Centrale Raad van Beroep, 26-09-2023, ECLI:NL:CRVB:2023:1906, 22/1320 PW
Centrale Raad van Beroep, 26-09-2023, ECLI:NL:CRVB:2023:1906, 22/1320 PW
Gegevens
- Instantie
- Centrale Raad van Beroep
- Datum uitspraak
- 26 september 2023
- Datum publicatie
- 24 oktober 2023
- Annotator
- ECLI
- ECLI:NL:CRVB:2023:1906
- Zaaknummer
- 22/1320 PW
Inhoudsindicatie
Buitenbehandelingstelling aanvraag bijzondere bijstand. Beroep op evenredigheidsbeginsel slaagt niet. Niet in geschil is dat het college bevoegd was de aanvraag buiten behandeling te stellen.

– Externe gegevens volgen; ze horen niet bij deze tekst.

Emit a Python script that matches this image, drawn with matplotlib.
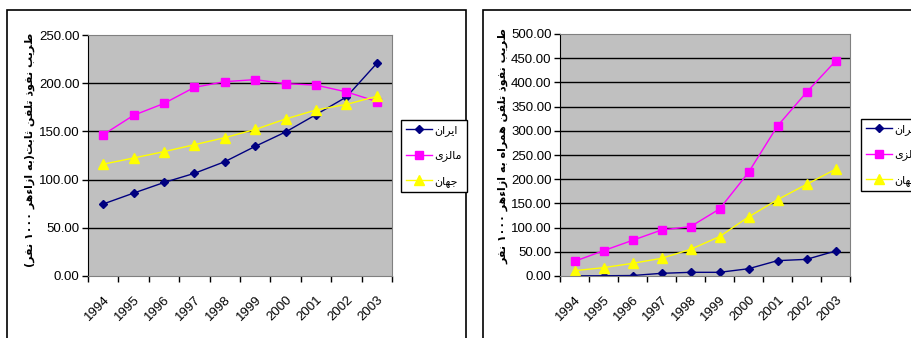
import matplotlib
matplotlib.use("Agg")
import matplotlib.pyplot as plt
from matplotlib.patches import Rectangle

plt.rcParams['font.family'] = ['Liberation Sans', 'DejaVu Sans']

years = ['1994', '1995', '1996', '1997', '1998', '1999', '2000', '2001', '2002', '2003']

# fixed-line penetration per 1000 people
fixed_iran = [74.7, 86.0, 97.0, 106.5, 118.6, 134.5, 149.4, 167.4, 185.7, 220.6]
fixed_malaysia = [146.6, 166.7, 179.0, 195.7, 201.6, 203.7, 199.5, 198.0, 191.0, 181.0]
fixed_world = [116.0, 122.4, 129.0, 136.2, 143.5, 152.0, 162.9, 172.2, 178.0, 186.4]

# mobile penetration per 1000 people
mobile_iran = [0.3, 0.5, 1.0, 5.5, 7.6, 7.6, 15.0, 31.7, 34.4, 51.6]
mobile_malaysia = [30.3, 52.3, 73.7, 95.0, 102.0, 138.4, 214.0, 310.0, 379.5, 444.0]
mobile_world = [11.0, 17.2, 26.2, 36.5, 55.0, 81.3, 122.0, 157.7, 189.4, 220.4]

series_names = ['ایران', 'مالزی', 'جهان']
ylabel_fixed = 'ضریب نفوذ تلفن ثابت(به ازاءهر ۱۰۰۰ نفر)'
ylabel_mobile = 'ضریب نفوذ تلفن همراه به ازاءهر ۱۰۰۰ نفر'

# presentation forms: isolated, final, initial, medial (None = does not join forward)
FORMS = {
    'ا': (0xFE8D, 0xFE8E, None, None),
    'ب': (0xFE8F, 0xFE90, 0xFE91, 0xFE92),
    'ت': (0xFE95, 0xFE96, 0xFE97, 0xFE98),
    'ث': (0xFE99, 0xFE9A, 0xFE9B, 0xFE9C),
    'ج': (0xFE9D, 0xFE9E, 0xFE9F, 0xFEA0),
    'ذ': (0xFEAB, 0xFEAC, None, None),
    'ر': (0xFEAD, 0xFEAE, None, None),
    'ز': (0xFEAF, 0xFEB0, None, None),
    'ض': (0xFEBF, 0xFEC0, 0xFEC1, 0xFEC2),
    'ف': (0xFED1, 0xFED2, 0xFED3, 0xFED4),
    'ل': (0xFEDD, 0xFEDE, 0xFEDF, 0xFEE0),
    'م': (0xFEE1, 0xFEE2, 0xFEE3, 0xFEE4),
    'ن': (0xFEE5, 0xFEE6, 0xFEE7, 0xFEE8),
    'ه': (0xFEE9, 0xFEEA, 0xFEEB, 0xFEEC),
    'و': (0xFEED, 0xFEEE, None, None),
    'ی': (0xFBFC, 0xFBFD, 0xFBFE, 0xFBFF),
    'ء': (0xFE80, None, None, None),
}
MIRROR = {'(': ')', ')': '('}


def farsi(text):
    """Shape Persian letters and put them in visual (left-to-right) order."""
    out = []
    for i, ch in enumerate(text):
        if ch not in FORMS:
            out.append(ch)
            continue
        prev = text[i - 1] if i > 0 else ''
        nxt = text[i + 1] if i + 1 < len(text) else ''
        join_prev = prev in FORMS and FORMS[prev][2] is not None and FORMS[ch][1] is not None
        join_next = FORMS[ch][2] is not None and nxt in FORMS and FORMS[nxt][1] is not None
        iso, fin, ini, med = FORMS[ch]
        if join_prev and join_next:
            code = med
        elif join_prev:
            code = fin
        elif join_next:
            code = ini
        else:
            code = iso
        out.append(chr(code))
    out = [MIRROR.get(c, c) for c in out[::-1]]
    # digit runs keep their own order
    res, run = [], []
    for c in out:
        if c.isdigit():
            run.append(c)
        else:
            res.extend(run[::-1])
            run = []
            res.append(c)
    res.extend(run[::-1])
    return ''.join(res)


W, H = 911, 338
fig = plt.figure(figsize=(W / 100, H / 100), dpi=100)

# chart frames
fig.patches.append(Rectangle((7 / W, -0.05), (466 - 7) / W, 1.05 - 10 / H, transform=fig.transFigure,
                             fill=False, edgecolor='black', linewidth=1.2))
fig.patches.append(Rectangle((483 / W, -0.05), 0.6, 1.05 - 10 / H, transform=fig.transFigure,
                             fill=False, edgecolor='black', linewidth=1.2))


def draw_chart(rect, iran, malaysia, world, ymax, ystep, ylabel, label_x, label_y, legend_xy):
    x0, y0, x1, y1 = rect
    ax = fig.add_axes([x0 / W, 1 - y1 / H, (x1 - x0) / W, (y1 - y0) / H])
    ax.set_facecolor('#c0c0c0')
    xs = range(len(years))
    l1, = ax.plot(xs, iran, color='#000080', marker='D', markersize=4.5, linewidth=1, label=farsi(series_names[0]))
    l2, = ax.plot(xs, malaysia, color='#ff00ff', marker='s', markersize=5.5, linewidth=1, label=farsi(series_names[1]))
    l3, = ax.plot(xs, world, color='#ffff00', marker='^', markersize=6.5, linewidth=1, label=farsi(series_names[2]))

    ax.set_xlim(-0.5, len(years) - 0.5)
    ax.set_ylim(0, ymax)
    yt = [i * ystep for i in range(int(ymax / ystep) + 1)]
    ax.set_yticks(yt)
    ax.set_yticklabels(['%.2f' % v for v in yt])
    for v in yt[1:-1]:
        ax.axhline(v, color='black', linewidth=1, zorder=1)

    ax.set_xticks([i - 0.5 for i in range(len(years) + 1)])
    ax.set_xticklabels([])
    ax.set_xticks(list(xs), minor=True)
    ax.set_xticklabels(years, minor=True, rotation=45, ha='right', rotation_mode='anchor', fontsize=9.5)
    ax.tick_params(axis='x', which='minor', length=0, pad=13)
    ax.tick_params(axis='x', which='major', direction='out', length=4, width=1)
    ax.tick_params(axis='y', direction='out', length=4, width=1, labelsize=9.5, pad=2)

    for s in ('top', 'right'):
        ax.spines[s].set_color('#808080')
    ax.spines['left'].set_color('black')
    ax.spines['bottom'].set_color('#808080')

    fig.text(label_x / W, 1 - label_y / H, farsi(ylabel), rotation=90, ha='center', va='center',
             fontsize=8, fontweight='bold', family='DejaVu Sans')

    leg = fig.legend(handles=[l1, l2, l3], loc='upper left', bbox_to_anchor=(legend_xy[0] / W, 1 - legend_xy[1] / H),
                     frameon=True, fancybox=False, edgecolor='black', framealpha=1, borderpad=0.45,
                     labelspacing=1.3, handlelength=2.3, handletextpad=0.25, borderaxespad=0,
                     prop={'family': 'DejaVu Sans', 'size': 8})
    leg.get_frame().set_linewidth(1)
    return ax


draw_chart((88, 35, 392, 276), fixed_iran, fixed_malaysia, fixed_world, 250, 50,
           ylabel_fixed, 30, 150, (401, 120))
draw_chart((560, 34, 850, 276), mobile_iran, mobile_malaysia, mobile_world, 500, 50,
           ylabel_mobile, 503, 146, (861, 119))

fig.savefig('out.png', dpi=100)
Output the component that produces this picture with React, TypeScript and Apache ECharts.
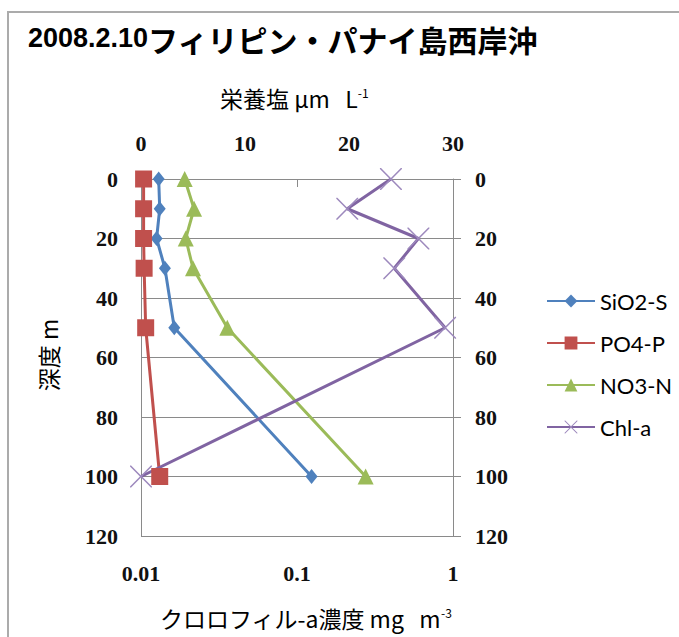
import { useEffect, useRef } from 'react';
import * as echarts from 'echarts';

// ---- data ----
const depths = [0, 10, 20, 30, 50, 100];
const sio2 = [1.7, 1.8, 1.5, 2.3, 3.2, 16.4];
const po4 = [0.25, 0.25, 0.25, 0.3, 0.45, 1.8];
const no3 = [4.2, 5.1, 4.3, 5.0, 8.3, 21.6];
const chla = [0.4, 0.21, 0.6, 0.42, 0.89, 0.01];
const seriesNames = ['SiO2-S', 'PO4-P', 'NO3-N', 'Chl-a'];
const nutrientRange = [0, 30];
const nutrientStep = 10;
const depthRange = [0, 120];
const depthStep = 20;
const chlRange = [0.01, 1];

const titleDate = '2008.2.10';
const titleText = 'フィリピン・パナイ島西岸沖';

const COLORS = ['#4F81BD', '#C0504D', '#9BBB59', '#8064A2'];
const GRID_C = '#8a8a8a';
const CJK = '"Noto Sans CJK JP", sans-serif';
const SERIF = '"Liberation Serif", "DejaVu Serif", serif';
const XSYM =
  'path://M0,0L1,0L10,9L19,0L20,0L20,1L11,10L20,19L20,20L19,20L10,11L1,20L0,20L0,19L9,10L0,1Z';

export default function App() {
  const ref = useRef<HTMLDivElement>(null);
  useEffect(() => {
    if (!ref.current) return;
    const chart = echarts.init(ref.current, null, { renderer: 'svg' });
    const tickLabel = { fontFamily: SERIF, fontSize: 22, fontWeight: 'bold', color: '#111' };
    const pair = (arr: number[]) => arr.map((v, i) => [v, depths[i]]);
    const mk = (
      idx: number,
      vals: number[],
      xAxisIndex: number,
      symbol: string,
      symbolSize: number | number[],
      symColor?: string
    ) => ({
      type: 'line',
      name: seriesNames[idx],
      xAxisIndex,
      yAxisIndex: 0,
      data: pair(vals),
      symbol,
      symbolSize,
      showSymbol: true,
      clip: false,
      lineStyle: { width: 3, color: COLORS[idx] },
      itemStyle: { color: symColor || COLORS[idx] },
      emphasis: { disabled: true },
    });
    const nameStyle = { fontFamily: CJK, fontSize: 23, fill: '#000' };
    const supStyle = { fontFamily: CJK, fontSize: 12, fill: '#000', verticalAlign: 'top' };
    chart.setOption({
      animation: false,
      backgroundColor: '#fff',
      grid: { left: 141, top: 179, right: 226, bottom: 101, containLabel: false },
      legend: {
        orient: 'vertical',
        left: 541,
        top: 285,
        itemWidth: 48,
        itemHeight: 16,
        itemGap: 20,
        textStyle: { fontFamily: 'Lato, "Open Sans", sans-serif', fontSize: 22, color: '#000' },
        data: seriesNames,
      },
      xAxis: [
        {
          type: 'value',
          position: 'top',
          min: nutrientRange[0],
          max: nutrientRange[1],
          interval: nutrientStep,
          axisLine: { show: true, lineStyle: { color: GRID_C } },
          axisTick: { show: false },
          splitLine: { show: false },
          axisLabel: { ...tickLabel, margin: 25 },
        },
        {
          type: 'log',
          logBase: 10,
          position: 'bottom',
          min: chlRange[0],
          max: chlRange[1],
          axisLine: { show: true, lineStyle: { color: GRID_C } },
          axisTick: { show: true, length: 8, lineStyle: { color: GRID_C } },
          minorTick: { show: false },
          splitLine: { show: false },
          axisLabel: {
            ...tickLabel,
            margin: 26,
            formatter: (v: number) => String(parseFloat(Number(v).toPrecision(3))),
          },
        },
      ],
      yAxis: [
        {
          type: 'value',
          inverse: true,
          position: 'left',
          min: depthRange[0],
          max: depthRange[1],
          interval: depthStep,
          axisLine: { show: true, lineStyle: { color: GRID_C } },
          axisTick: { show: false },
          splitLine: { show: true, lineStyle: { color: GRID_C, width: 1 } },
          axisLabel: { ...tickLabel, margin: 23 },
        },
        {
          type: 'value',
          inverse: true,
          position: 'right',
          min: depthRange[0],
          max: depthRange[1],
          interval: depthStep,
          axisLine: { show: true, lineStyle: { color: GRID_C } },
          axisTick: { show: true, length: 8, lineStyle: { color: GRID_C } },
          splitLine: { show: false },
          axisLabel: { ...tickLabel, margin: 22 },
        },
      ],
      series: [
        mk(0, sio2, 0, 'diamond', [12, 15]),
        mk(1, po4, 0, 'rect', 17),
        mk(2, no3, 0, 'triangle', 16),
        mk(3, chla, 1, XSYM, 22, '#9d89bd'),
      ],
      graphic: [
        {
          type: 'rect',
          silent: true,
          z: -10,
          shape: { x: 8, y: 12, width: 720, height: 700 },
          style: { fill: 'none', stroke: '#ababab', lineWidth: 2 },
        },
        {
          type: 'text',
          x: 28,
          y: 39,
          style: {
            text: '{d|' + titleDate + '}{j|' + titleText + '}',
            align: 'left',
            verticalAlign: 'middle',
            fill: '#000',
            rich: {
              d: {
                fontFamily: '"Liberation Sans", sans-serif',
                fontWeight: 'bold',
                fontSize: 27,
                fill: '#000',
                padding: [0, 0, 2, 0],
              },
              j: { fontFamily: CJK, fontWeight: 'bold', fontSize: 30, fill: '#000' },
            },
          },
        },
        {
          type: 'text',
          x: 220,
          y: 98,
          style: {
            text: '{a|栄養塩 μm   L}{s|-1}',
            align: 'left',
            verticalAlign: 'middle',
            fill: '#000',
            rich: { a: nameStyle, s: supStyle },
          },
        },
        {
          type: 'text',
          x: 160,
          y: 618,
          style: {
            text: '{a|クロロフィル-a濃度 mg   m}{s|-3}',
            align: 'left',
            verticalAlign: 'middle',
            fill: '#000',
            rich: { a: nameStyle, s: supStyle },
          },
        },
        {
          type: 'text',
          x: 48,
          y: 355,
          rotation: Math.PI / 2,
          style: {
            text: '深度 m',
            align: 'center',
            verticalAlign: 'middle',
            fontFamily: CJK,
            fontSize: 23,
            fill: '#000',
          },
        },
      ],
    });
    return () => chart.dispose();
  }, []);
  return (
    <div
      ref={ref}
      style={{ position: 'absolute', left: 0, top: 0, width: 679, height: 637, background: '#fff' }}
    />
  );
}
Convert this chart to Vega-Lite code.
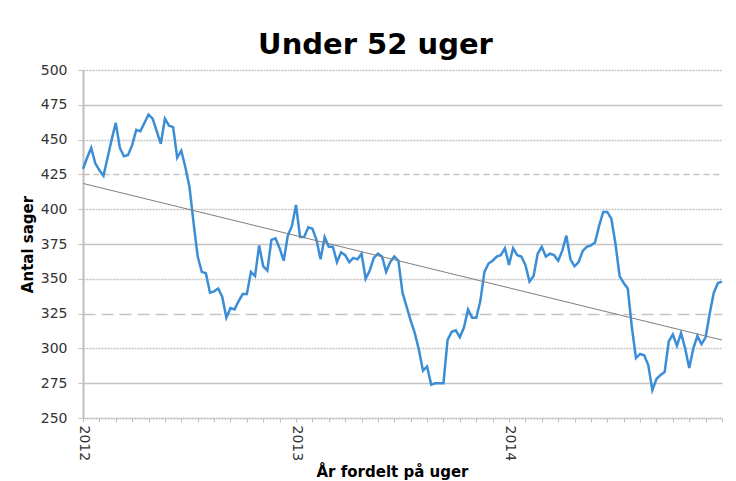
{
  "$schema": "https://vega.github.io/schema/vega-lite/v6.json",
  "width": 639,
  "height": 348,
  "autosize": {"type": "none"},
  "padding": {"left": 83, "top": 70, "right": 14, "bottom": 63},
  "background": "white",
  "title": {"text": "Under 52 uger", "font": "DejaVu Sans", "fontSize": 29, "fontWeight": "bold", "color": "#000000", "anchor": "middle", "dx": -27, "dy": 28, "offset": 8, "baseline": "alphabetic"},
  "config": {
    "view": {"stroke": null},
    "axis": {"labelFont": "DejaVu Sans", "labelFontSize": 14, "labelColor": "#333333", "titleFont": "DejaVu Sans", "titleFontSize": 15, "titleFontWeight": "bold", "titleColor": "#000000", "domainColor": "#bfbfbf", "tickColor": "#bfbfbf", "gridColor": "#c4c4c4"}
  },
  "datasets": {
    "uger": [
      {"uge":0,"sager":429},{"uge":1,"sager":437},{"uge":2,"sager":444},{"uge":3,"sager":433},{"uge":4,"sager":428},{"uge":5,"sager":424},{"uge":6,"sager":437},{"uge":7,"sager":450},{"uge":8,"sager":462},{"uge":9,"sager":444},
      {"uge":10,"sager":438},{"uge":11,"sager":439},{"uge":12,"sager":446},{"uge":13,"sager":457},{"uge":14,"sager":456},{"uge":15,"sager":462},{"uge":16,"sager":468},{"uge":17,"sager":465},{"uge":18,"sager":456},{"uge":19,"sager":447},
      {"uge":20,"sager":465},{"uge":21,"sager":460},{"uge":22,"sager":459},{"uge":23,"sager":437},{"uge":24,"sager":442},{"uge":25,"sager":430},{"uge":26,"sager":416},{"uge":27,"sager":390},{"uge":28,"sager":366},{"uge":29,"sager":355},
      {"uge":30,"sager":354},{"uge":31,"sager":340},{"uge":32,"sager":341},{"uge":33,"sager":343},{"uge":34,"sager":337},{"uge":35,"sager":322},{"uge":36,"sager":329},{"uge":37,"sager":328},{"uge":38,"sager":334},{"uge":39,"sager":339},
      {"uge":40,"sager":339},{"uge":41,"sager":355},{"uge":42,"sager":352},{"uge":43,"sager":374},{"uge":44,"sager":359},{"uge":45,"sager":356},{"uge":46,"sager":378},{"uge":47,"sager":379},{"uge":48,"sager":372},{"uge":49,"sager":363},
      {"uge":50,"sager":381},{"uge":51,"sager":388},{"uge":52,"sager":403},{"uge":53,"sager":380},{"uge":54,"sager":380},{"uge":55,"sager":387},{"uge":56,"sager":386},{"uge":57,"sager":378},{"uge":58,"sager":364},{"uge":59,"sager":380},
      {"uge":60,"sager":373},{"uge":61,"sager":373},{"uge":62,"sager":362},{"uge":63,"sager":369},{"uge":64,"sager":367},{"uge":65,"sager":362},{"uge":66,"sager":365},{"uge":67,"sager":364},{"uge":68,"sager":368},{"uge":69,"sager":350},
      {"uge":70,"sager":356},{"uge":71,"sager":365},{"uge":72,"sager":368},{"uge":73,"sager":366},{"uge":74,"sager":355},{"uge":75,"sager":362},{"uge":76,"sager":366},{"uge":77,"sager":363},{"uge":78,"sager":340},{"uge":79,"sager":330},
      {"uge":80,"sager":320},{"uge":81,"sager":311},{"uge":82,"sager":299},{"uge":83,"sager":284},{"uge":84,"sager":287},{"uge":85,"sager":274},{"uge":86,"sager":275},{"uge":87,"sager":275},{"uge":88,"sager":275},{"uge":89,"sager":306},
      {"uge":90,"sager":312},{"uge":91,"sager":313},{"uge":92,"sager":308},{"uge":93,"sager":315},{"uge":94,"sager":328},{"uge":95,"sager":322},{"uge":96,"sager":322},{"uge":97,"sager":334},{"uge":98,"sager":355},{"uge":99,"sager":361},
      {"uge":100,"sager":363},{"uge":101,"sager":366},{"uge":102,"sager":367},{"uge":103,"sager":372},{"uge":104,"sager":360},{"uge":105,"sager":372},{"uge":106,"sager":367},{"uge":107,"sager":366},{"uge":108,"sager":360},{"uge":109,"sager":348},
      {"uge":110,"sager":352},{"uge":111,"sager":368},{"uge":112,"sager":373},{"uge":113,"sager":366},{"uge":114,"sager":368},{"uge":115,"sager":367},{"uge":116,"sager":363},{"uge":117,"sager":370},{"uge":118,"sager":381},{"uge":119,"sager":364},
      {"uge":120,"sager":359},{"uge":121,"sager":362},{"uge":122,"sager":370},{"uge":123,"sager":373},{"uge":124,"sager":374},{"uge":125,"sager":376},{"uge":126,"sager":388},{"uge":127,"sager":398},{"uge":128,"sager":398},{"uge":129,"sager":393},
      {"uge":130,"sager":375},{"uge":131,"sager":352},{"uge":132,"sager":347},{"uge":133,"sager":343},{"uge":134,"sager":315},{"uge":135,"sager":293},{"uge":136,"sager":296},{"uge":137,"sager":295},{"uge":138,"sager":288},{"uge":139,"sager":270},
      {"uge":140,"sager":278},{"uge":141,"sager":281},{"uge":142,"sager":283},{"uge":143,"sager":305},{"uge":144,"sager":310},{"uge":145,"sager":302},{"uge":146,"sager":311},{"uge":147,"sager":300},{"uge":148,"sager":286},{"uge":149,"sager":300},
      {"uge":150,"sager":309},{"uge":151,"sager":303},{"uge":152,"sager":308},{"uge":153,"sager":325},{"uge":154,"sager":340},{"uge":155,"sager":347},{"uge":156,"sager":348}
    ],
    "trend": [
      {"uge": 0, "sager": 418.5},
      {"uge": 156, "sager": 306}
    ]
  },
  "encoding": {
    "x": {
      "field": "uge", "type": "quantitative",
      "scale": {"domain": [0, 156], "nice": false, "zero": false},
      "axis": {
        "title": "År fordelt på uger",
        "values": [0,4,8,12,16,20,24,28,32,36,40,44,48,52,56,60,64,68,72,76,80,84,88,92,96,100,104,108,112,116,120,124,128,132,136,140,144,148,152,156],
        "labelExpr": "datum.value == 0 ? '2012' : datum.value == 52 ? '2013' : datum.value == 104 ? '2014' : ''",
        "labelAngle": 90, "labelFlush": false, "labelOverlap": false, "labelPadding": 3,
        "grid": false, "tickSize": 4, "domainWidth": 1.5, "domainDash": [2, 1],
        "titleX": 309, "titlePadding": 4
      }
    },
    "y": {
      "field": "sager", "type": "quantitative",
      "scale": {"domain": [250, 500], "nice": false, "zero": false},
      "axis": {
        "title": "Antal sager",
        "values": [250,275,300,325,350,375,400,425,450,475,500],
        "tickSize": 5, "labelPadding": 11, "domainWidth": 2, "titlePadding": 5,
        "grid": true,
        "gridDash": {
          "condition": [
            {"test": "datum.value == 475 || datum.value == 375 || datum.value == 275", "value": []},
            {"test": "datum.value == 425", "value": [6, 4]},
            {"test": "datum.value == 325", "value": [12, 6]}
          ],
          "value": [2, 1]
        },
        "gridWidth": 1.5
      }
    }
  },
  "layer": [
    {"data": {"name": "uger"}, "mark": {"type": "line", "color": "#3b8ed6", "strokeWidth": 2.5}},
    {"data": {"name": "trend"}, "mark": {"type": "line", "color": "#7f7f7f", "strokeWidth": 1}}
  ]
}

Volgens appellant mocht het college niet van deze bevoegdheid gebruik maken. Hij heeft daartoe een beroep gedaan op het evenredigheidsbeginsel. Dit beroep slaagt niet. Appellant heeft de gevraagde gegevens ook niet in bezwaar verstrekt. Zoals de rechtbank terecht heeft overwogen lag het op de weg van appellant om bij zijn telefonisch verzoek om een derde hersteltermijn te onderbouwen waarom hij meer tijd nodig had. Dit heeft appellant toen niet gedaan. Hierdoor wist het college niet waarom appellant verder uitstel vroeg en waarom volgens hem de twee geboden hersteltermijnen, waardoor appellant uiteindelijk vier weken had om de gegevens in te leveren, in totaal te kort waren om de gevraagde gegevens te kunnen verstrekken. Onder deze omstandigheden heeft het college het belang van voortgang in de procedure zwaarder mogen laten wegen dan het belang van appellant bij een derde hersteltermijn.
Uitspraak
22/1320 PW
Centrale Raad van Beroep
Enkelvoudige kamer
Uitspraak op het hoger beroep tegen de uitspraak van de rechtbank Amsterdam van 22 maart 2022, 20/6095 (aangevallen uitspraak) en uitspraak op het verzoek om veroordeling tot vergoeding van schade
Partijen:
[appellant] te [woonplaats] (appellant)
het college van burgemeester en wethouders van Amsterdam (college)
Datum uitspraak: 26 september 2023
PROCESVERLOOP
Met een besluit van 28 april 2020 heeft het college een aanvraag om bijzondere bijstand van appellant buiten behandeling gesteld. Appellant heeft daartegen bezwaar gemaakt, maar het college is met een besluit van 12 oktober 2020 (bestreden besluit) bij de buitenbehandelingstelling gebleven.
Appellant heeft tegen dat besluit beroep ingesteld. De rechtbank heeft in de aangevallen uitspraak het beroep ongegrond verklaard.
Namens appellant heeft mr. B.C.F. Kramer, advocaat, hoger beroep ingesteld en een verzoek om schadevergoeding gedaan. Het college heeft een verweerschrift ingediend.
Appellant heeft een nader stuk ingediend.
De Raad heeft de zaak ter behandeling aan de orde gesteld op een zitting van 4 juli 2023, waar beide partijen niet zijn verschenen.
OVERWEGINGEN
Samenvatting
Het gaat er in deze zaak om of het college de aanvraag om bijzondere bijstand buiten behandeling heeft mogen stellen. De Raad oordeelt dat het college dit heeft mogen doen.